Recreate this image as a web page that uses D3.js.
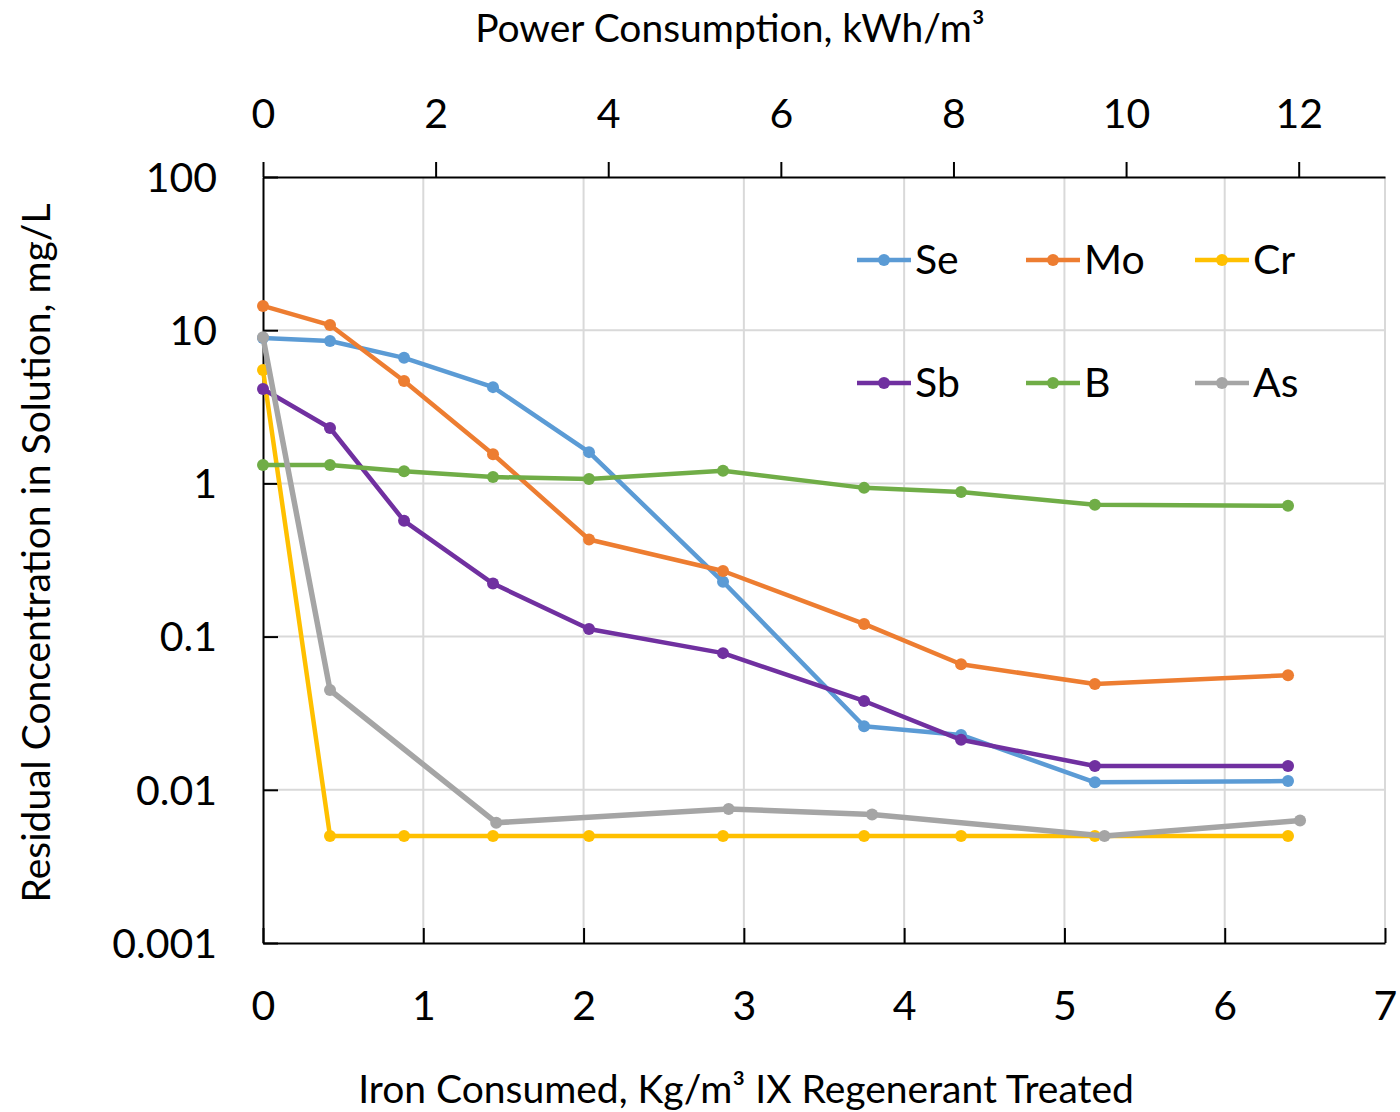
<!DOCTYPE html>
<html>
<head>
<meta charset="utf-8">
<script src="https://cdn.jsdelivr.net/npm/d3@7"></script>
<style>
  html, body { margin: 0; padding: 0; background: #fff; }
  svg { display: block; font-family: Lato, "Open Sans", sans-serif; }
</style>
</head>
<body>
<svg id="chart" width="1400" height="1112"></svg>
<script>
// iron consumed (kg/m3) at each sample, shared by most series
const ironX = [0, 0.418, 0.88, 1.435, 2.034, 2.87, 3.75, 4.355, 5.19, 6.395];
// As was sampled at slightly different points
const ironXAs = [0, 0.418, 1.455, 2.905, 3.80, 5.25, 6.47];

const seValues = [8.9, 8.5, 6.6, 4.25, 1.6, 0.228, 0.026, 0.0228, 0.0112, 0.0114];
const moValues = [14.4, 10.8, 4.66, 1.55, 0.43, 0.268, 0.121, 0.066, 0.049, 0.056];
const crValues = [5.5, 0.005, 0.005, 0.005, 0.005, 0.005, 0.005, 0.005, 0.005, 0.005];
const sbValues = [4.13, 2.3, 0.57, 0.222, 0.112, 0.078, 0.038, 0.0212, 0.0143, 0.0143];
const bValues = [1.32, 1.32, 1.2, 1.1, 1.07, 1.21, 0.935, 0.88, 0.725, 0.715];
const asValues = [9.0, 0.0448, 0.0061, 0.0075, 0.0069, 0.005, 0.0063];

const seriesNames = ["Se", "Mo", "Cr", "Sb", "B", "As"];
const seriesColors = ["#5b9bd5", "#ed7d31", "#ffc000", "#7030a0", "#70ad47", "#a5a5a5"];

const bottomTicks = [0, 1, 2, 3, 4, 5, 6, 7];
const topTicks = [0, 2, 4, 6, 8, 10, 12];
const yTicks = [0.001, 0.01, 0.1, 1, 10, 100];
const yTickLabels = ["0.001", "0.01", "0.1", "1", "10", "100"];

const series = [
  { name: "Se", xs: ironX, ys: seValues },
  { name: "Mo", xs: ironX, ys: moValues },
  { name: "Cr", xs: ironX, ys: crValues },
  { name: "Sb", xs: ironX, ys: sbValues },
  { name: "B", xs: ironX, ys: bValues },
  { name: "As", xs: ironXAs, ys: asValues },
];

const svg = d3.select("#chart");
const margin = { top: 177, right: 15, bottom: 169, left: 263 };
const W = 1400, H = 1112;
const innerW = W - margin.left - margin.right;
const innerH = H - margin.top - margin.bottom;
const tickFont = "41px";
const titleFont = "39px";
const gridColor = "#d9d9d9";

const x = d3.scaleLinear().domain([0, 7]).range([0, innerW]);
const xTop = d3.scaleLinear().domain([0, 13]).range([0, innerW]);
const y = d3.scaleLog().domain([0.001, 100]).range([innerH, 0]);
const color = d3.scaleOrdinal().domain(seriesNames).range(seriesColors);

const g = svg.append("g").attr("transform", `translate(${margin.left},${margin.top})`);

// gridlines
g.append("g")
  .selectAll("line")
  .data(bottomTicks.slice(1))
  .join("line")
  .attr("x1", d => x(d)).attr("x2", d => x(d))
  .attr("y1", 0).attr("y2", innerH)
  .attr("stroke", gridColor).attr("stroke-width", 2);

g.append("g")
  .selectAll("line")
  .data(yTicks.slice(1, -1))
  .join("line")
  .attr("x1", 0).attr("x2", innerW)
  .attr("y1", d => y(d)).attr("y2", d => y(d))
  .attr("stroke", gridColor).attr("stroke-width", 2);

// axes
function styleAxis(sel) {
  sel.select(".domain").attr("stroke", "#000").attr("stroke-width", 2);
  sel.selectAll(".tick line").attr("stroke", "#000").attr("stroke-width", 2);
  sel.selectAll(".tick text")
    .attr("fill", "#000")
    .style("font-size", tickFont)
    .style("font-family", "Lato, sans-serif");
}

const bottomAxis = g.append("g")
  .attr("transform", `translate(0,${innerH})`)
  .call(d3.axisBottom(x).tickValues(bottomTicks).tickFormat(d3.format("d"))
    .tickSizeInner(-15).tickSizeOuter(0));
styleAxis(bottomAxis);
bottomAxis.selectAll(".tick text").attr("y", 63).attr("dy", "0.35em");

const topAxis = g.append("g")
  .call(d3.axisTop(xTop).tickValues(topTicks).tickFormat(d3.format("d"))
    .tickSizeInner(15).tickSizeOuter(0));
styleAxis(topAxis);
topAxis.selectAll(".tick text").attr("y", -63).attr("dy", "0.35em");

const leftAxis = g.append("g")
  .call(d3.axisLeft(y).tickValues(yTicks)
    .tickFormat((d, i) => yTickLabels[i])
    .tickSizeInner(-15).tickSizeOuter(0));
styleAxis(leftAxis);
leftAxis.selectAll(".tick text").attr("x", -46).attr("dy", "0.35em");

// series
const line = d3.line().x(d => x(d[0])).y(d => y(d[1]));

series.forEach(s => {
  const pts = s.xs.map((v, i) => [v, s.ys[i]]);
  const c = color(s.name);
  g.append("path")
    .datum(pts)
    .attr("d", line)
    .attr("fill", "none")
    .attr("stroke", c)
    .attr("stroke-width", s.name === "As" ? 5.5 : 4.5)
    .attr("stroke-linejoin", "round");
  g.append("g")
    .selectAll("circle")
    .data(pts)
    .join("circle")
    .attr("cx", d => x(d[0]))
    .attr("cy", d => y(d[1]))
    .attr("r", 6)
    .attr("fill", c);
});

// legend, 3 columns x 2 rows inside the plot
const legend = svg.append("g");
const legCols = [857, 1026, 1195];
const legRows = [260, 383];
seriesNames.forEach((name, i) => {
  const lx = legCols[i % 3];
  const ly = legRows[Math.floor(i / 3)];
  const item = legend.append("g").attr("transform", `translate(${lx},${ly})`);
  item.append("line")
    .attr("x1", 0).attr("x2", 54)
    .attr("stroke", color(name)).attr("stroke-width", 4.5);
  item.append("circle").attr("cx", 27).attr("r", 6).attr("fill", color(name));
  item.append("text")
    .attr("x", 58).attr("dy", "0.35em")
    .style("font-size", tickFont)
    .attr("fill", "#000")
    .text(name);
});

// axis titles
svg.append("text")
  .attr("x", 730).attr("y", 28).attr("dy", "0.35em")
  .attr("text-anchor", "middle")
  .style("font-size", titleFont)
  .text("Power Consumption, kWh/m³");

svg.append("text")
  .attr("x", 746).attr("y", 1089).attr("dy", "0.35em")
  .attr("text-anchor", "middle")
  .style("font-size", titleFont)
  .text("Iron Consumed, Kg/m³ IX Regenerant Treated");

svg.append("text")
  .attr("transform", "translate(36,553) rotate(-90)")
  .attr("dy", "0.35em")
  .attr("text-anchor", "middle")
  .style("font-size", titleFont)
  .text("Residual Concentration in Solution, mg/L");
</script>
</body>
</html>
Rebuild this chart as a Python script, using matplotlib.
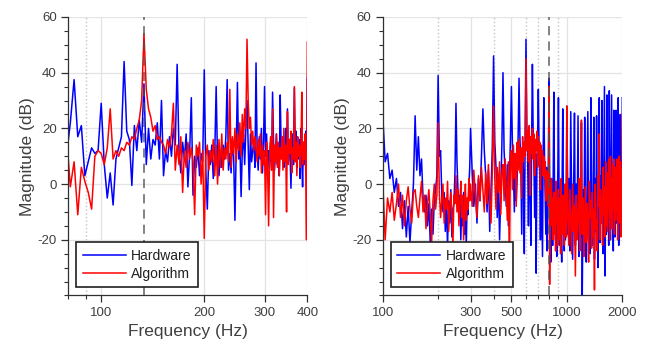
import numpy as np
import matplotlib
matplotlib.use("Agg")
import matplotlib.pyplot as plt
from matplotlib.ticker import FixedLocator, NullFormatter

plt.rcParams['font.family'] = ['Liberation Sans', 'DejaVu Sans']
plt.rcParams['axes.unicode_minus'] = False

# ---------------- data ----------------
# Left panel: frequency grid (Hz), 50/24 Hz spacing from ~79 to 400 Hz
f_left = np.arange(38, 193) * 50 / 24

hw_left = [
    10, 22,
    37.5, 17, 21, 3, 8, 13, 11, 12,
    29, 7, -5, 4, -7.5, 9, 13, 17,
    44, 19, 16, -0.5, 21, 12, 23, 15,
    36, 7, 20, 9, 16, 14, 22, 9,
    30, 3, 12, 8, 17, 10, 20, 14,
    43, 12, 4, 15, 9, 18, -1, 11,
    31, -4, 10, 6, 13, 3, 11, 8,
    41, 5, -9, 12, 7, 14, 2, 10,
    35, 8, 3, 12, 6, 14, 9, 17,
    37.5, 5, 11, 4, 16, 10, -13, 13,
    36.5, 9, 15, -4.5, 12, 18, 7, 20,
    30, 14, -2, 18, 8, 12, 16, 6,
    43.5, 12, 5, 17, 9, 20, 4, 14,
    35, 10, 18, 3, 12, 8, 15, 6,
    33, 15, 5, 11, 18, 7, 13, 3,
    32, 14, 9, 17, 6, 12, 20, 10,
    27, 8, 16, 11, -1.5, 13, 18, 7,
    34.5, 12, 19, 6, 14, 9, 16, 2,
    20, 11, -1, 15, 7, 13, 19, 3,
    38,
]

alg_left = [
    18, -1,
    8, -11, 6, 1, -3, -9, 10, 12,
    11, 7, 13, 27, 9, 12, 10, 13,
    12, 15, 14, 17, 16, 20, 23, 30,
    54, 34, 27, 24, 19, 21, 16, 17,
    15, 14, 11, 16, 13, 18, 29, 5,
    14, 7, 17, -3, 12, 6, 15, 9,
    13, 8, -11, 14, 10, 15, 0, 12,
    -19.5, 10, 14, 5, 12, 8, 16, 3,
    14, 0, 16, 6, 18, 5, 13, 9,
    15, 8, 34, 6, 17, 11, 20, 8,
    18, 12, 22, 10, 25, 15, 27, 20,
    52, 30, 20, 24, 14, 19, 12, 17,
    13, 8, 16, 10, 18, 4, 14, 7,
    12, -11, 15, 6, -15, 10, 17, 5,
    27, -12, 14, 8, 18, 6, 15, 3,
    13, 9, 17, 5, 20, 8, 14, -10,
    26, 7, 16, 11, 19, 4, 13, 9,
    35, 8, 15, 3, 17, 10, 14, 6,
    12, 33, 7, 15, 9, 18, 4, -20,
    51,
]

# Right panel: frequency grid (Hz), 100-300 / 300-1000 / 1000-2000 Hz
f_right = np.concatenate([100 + 3.125 * np.arange(64),
                          300 + 6.25 * np.arange(112),
                          1000 + 12.5 * np.arange(81)])

hw_right = [
    25, 8, 11, 2, 5, -3, 2, -8, -3, -16, -6, -19, -8, -21, -10, 0,
    24.5, 5, 17, 3, 9, -5, -10, -4, -15, -7, -21, -9, -18, -6, -2, 3,
    39, 10, 12, -4, -10, -3, -17, -8, -22, -6, -14, -2, -19, -9, -7, 4,
    29, 8, -2, -12, -4, -20, -7, -15, -3, -18, -9, -22, -6, -11, -1, 6,
    20, 4, -8, 0, -14, 2, -6, 10,
    27, 12, 3, -10, 5, -17, -2, 13,
    46, 15, 6, -12, 2, -20, -4, 14,
    40, 12, 4, -8, 7, -15, 0, 16,
    35, 14, 5, -10, 9, -6, 3, 17,
    38, 16, 8, -18, 12, 4, -25, 18,
    52, 20, 10, -15, 14, 2, -22, 15,
    43, 18, 7, -12, 11, -32, 5, 16,
    34, 14, 3, -20, 10, -8, -26, 12,
    31, 10, -5, -18, 6, -24, -12, 8,
    38, 5, -10, -28, 2, -15, -22, 4,
    33, 3, -12, -20, -2, -26, -8, 6,
    31, 2, -14, -22, -5, -18, -28, 5,
    27, 0, -16, -24, -6, -20, -10, 4,
    28, -18, 2, -24,
    26, -8, -27, -3,
    25.5, -22, 0, -15,
    24.5, -26, -6, -19,
    22, -40, -2, -23,
    24, -14, -28, 1,
    26, -20, -9, -25,
    31, -5, -22, -12,
    24, -27, 2, -17,
    24.5, -10, -30, -4,
    31, -21, 3, -14,
    30, -8, -25, 5,
    35, -33, -2, -18,
    32, -12, 4, -22,
    33.5, -6, -20, 6,
    32, -16, 2, -24,
    26.5, -3, -19, 5,
    26.5, -14, 7, -10,
    31, -22, 3, -8,
    25, -12, 8, -18,
    31,
]

alg_right = [
    2, -20, -5, -10, -3, -13, -7, 0, -12, -4, -15, -6, -1, -9, -14, -3,
    -2, -8, -12, -5, 1, -10, -4, -16, -7, -2, -11, -21, -6, 0, -9, -4,
    22, -3, -12, -6, 0, -14, -5, -9, 1, -17, -8, -3, -11, -22, -4, -7,
    3, -10, -2, -15, -6, 1, -12, -4, -20, -8, 0, -13, -5, -9, 2, -6,
    0, -8, 5, -4, -12, 3, -6, 6,
    -2, -10, 4, -7, 7, -5, -14, 5,
    28, 2, -9, 6, -3, 8, -11, 4,
    7, -6, 9, -2, -13, 8, -33, 10,
    12, -2, 14, 2, 11, -8, 15, 5,
    16, 4, 13, -5, 17, 8, 15, 10,
    45, 12, 19, 8, 21, -4, 17, 11,
    20, 9, 18, 3, 16, 12, 19, 6,
    17, 7, 15, -2, 14, 10, 12, 3,
    10, 2, 8, -6, 5, -3, 4, -8,
    35, -36, 0, -12, 2, -15, -5, -20,
    -3, -18, -8, -24, 1, -14, -6, -22,
    -2, -20, -10, -5, -25, 2, -12, -18,
    -4, -16, -9, -22, 0, -13, -7, -19,
    28, -10, -22, -2,
    -14, -25, 0, -17,
    -8, -33, -4, -20,
    -12, 2, -24, -9,
    23, -18, -5, -26,
    -11, -1, -21, -7,
    -15, -28, 1, -12,
    -6, -23, -3, -19,
    -9, -38, 0, -16,
    -13, -24, 3, -8,
    18, -20, -2, -14,
    -5, -22, 6, -11,
    -1, -19, 8, -15,
    4, -17, -3, 9,
    -6, -20, 10, -12,
    2, -16, 7, -9,
    9, -18, 4, -13,
    6, -10, 9, -20,
    3, -14, 10, -7,
    8, -19, 5, -12,
    25,
]

series_labels = ["Hardware", "Algorithm"]

left_xlim = (80, 400)
left_xticks = [100, 200, 300, 400]
left_minor = [80, 90]
left_dotted = [90]
left_dashed = [133.33]

right_xlim = (100, 2000)
right_xticks = [100, 300, 500, 1000, 2000]
right_minor = [200, 400, 600, 700, 800, 900]
right_dotted = [200, 400, 600, 700, 900]
right_dashed = [800]

yticks = [-20, 0, 20, 40, 60]
ylim = (-40, 60)

assert len(hw_left) == len(f_left) == len(alg_left)
assert len(hw_right) == len(f_right) == len(alg_right)

# ---------------- plot ----------------
fig = plt.figure(figsize=(6.46, 3.46), dpi=100)
ax1 = fig.add_axes([0.1053, 0.146, 0.3704, 0.805])
ax2 = fig.add_axes([0.5924, 0.146, 0.3709, 0.805])

txt = '#404040'
spine_c = '#303030'

panels = [
    (ax1, f_left, hw_left, alg_left, left_xlim, left_xticks, left_minor, left_dotted, left_dashed),
    (ax2, f_right, hw_right, alg_right, right_xlim, right_xticks, right_minor, right_dotted, right_dashed),
]

for ax, f, hw, alg, xl, xt, xm, dots, dashes in panels:
    ax.set_xscale('log')
    for v in dots:
        ax.axvline(v, color='#c4c4c4', linestyle=':', linewidth=1.0, zorder=1)
    ax.plot(f, hw, color='#0000ff', linewidth=1.1, label=series_labels[0], zorder=2)
    ax.plot(f, alg, color='#ff0000', linewidth=1.1, label=series_labels[1], zorder=2.1)
    for v in dashes:
        ax.axvline(v, color='#505050', linestyle=(0, (6, 4)), linewidth=1.1, zorder=3, alpha=0.9)
    ax.set_xlim(*xl)
    ax.set_ylim(*ylim)
    ax.xaxis.set_major_locator(FixedLocator(xt))
    ax.set_xticklabels([str(t) for t in xt])
    ax.xaxis.set_minor_locator(FixedLocator(xm))
    ax.xaxis.set_minor_formatter(NullFormatter())
    ax.set_yticks(yticks)
    ax.set_yticklabels([str(t) for t in yticks])
    ax.yaxis.set_minor_locator(FixedLocator(np.arange(-40, 61, 5)))
    ax.grid(True, which='major', color='#e3e3e3', linewidth=0.9)
    ax.set_axisbelow(True)
    for s in ['top', 'right']:
        ax.spines[s].set_visible(False)
    for s in ['left', 'bottom']:
        ax.spines[s].set_color(spine_c)
        ax.spines[s].set_linewidth(0.9)
    ax.tick_params(which='major', direction='out', length=5, width=0.9,
                   color=spine_c, labelcolor=txt, labelsize=9.5, pad=3)
    ax.tick_params(which='minor', direction='out', length=3, width=0.8, color=spine_c)
    ax.set_xlabel('Frequency (Hz)', fontsize=12.5, color=txt, labelpad=4)
    ax.set_ylabel('Magnitude (dB)', fontsize=12.5, color=txt, labelpad=2)
    leg = ax.legend(loc='lower left', bbox_to_anchor=(0.035, 0.03), borderaxespad=0,
                    fontsize=10, fancybox=False, framealpha=1, edgecolor='#202020',
                    handlelength=3.1, handletextpad=0.4, labelspacing=0.3, borderpad=0.45)
    leg.get_frame().set_linewidth(1.2)
    for t in leg.get_texts():
        t.set_color('#202020')

fig.savefig('out.png', dpi=100)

▸ **What to produce**: Copy, exactly as they stand, the lines from the one that holds "Rebuild this chart" to the one that holds "f_left = np.arange(38, 193) * 50 / 24", both included, and drop every picture.

▸ **Problem solution**:
Rebuild this chart as a Python script, using matplotlib.
import numpy as np
import matplotlib
matplotlib.use("Agg")
import matplotlib.pyplot as plt
from matplotlib.ticker import FixedLocator, NullFormatter

plt.rcParams['font.family'] = ['Liberation Sans', 'DejaVu Sans']
plt.rcParams['axes.unicode_minus'] = False

# ---------------- data ----------------
# Left panel: frequency grid (Hz), 50/24 Hz spacing from ~79 to 400 Hz
f_left = np.arange(38, 193) * 50 / 24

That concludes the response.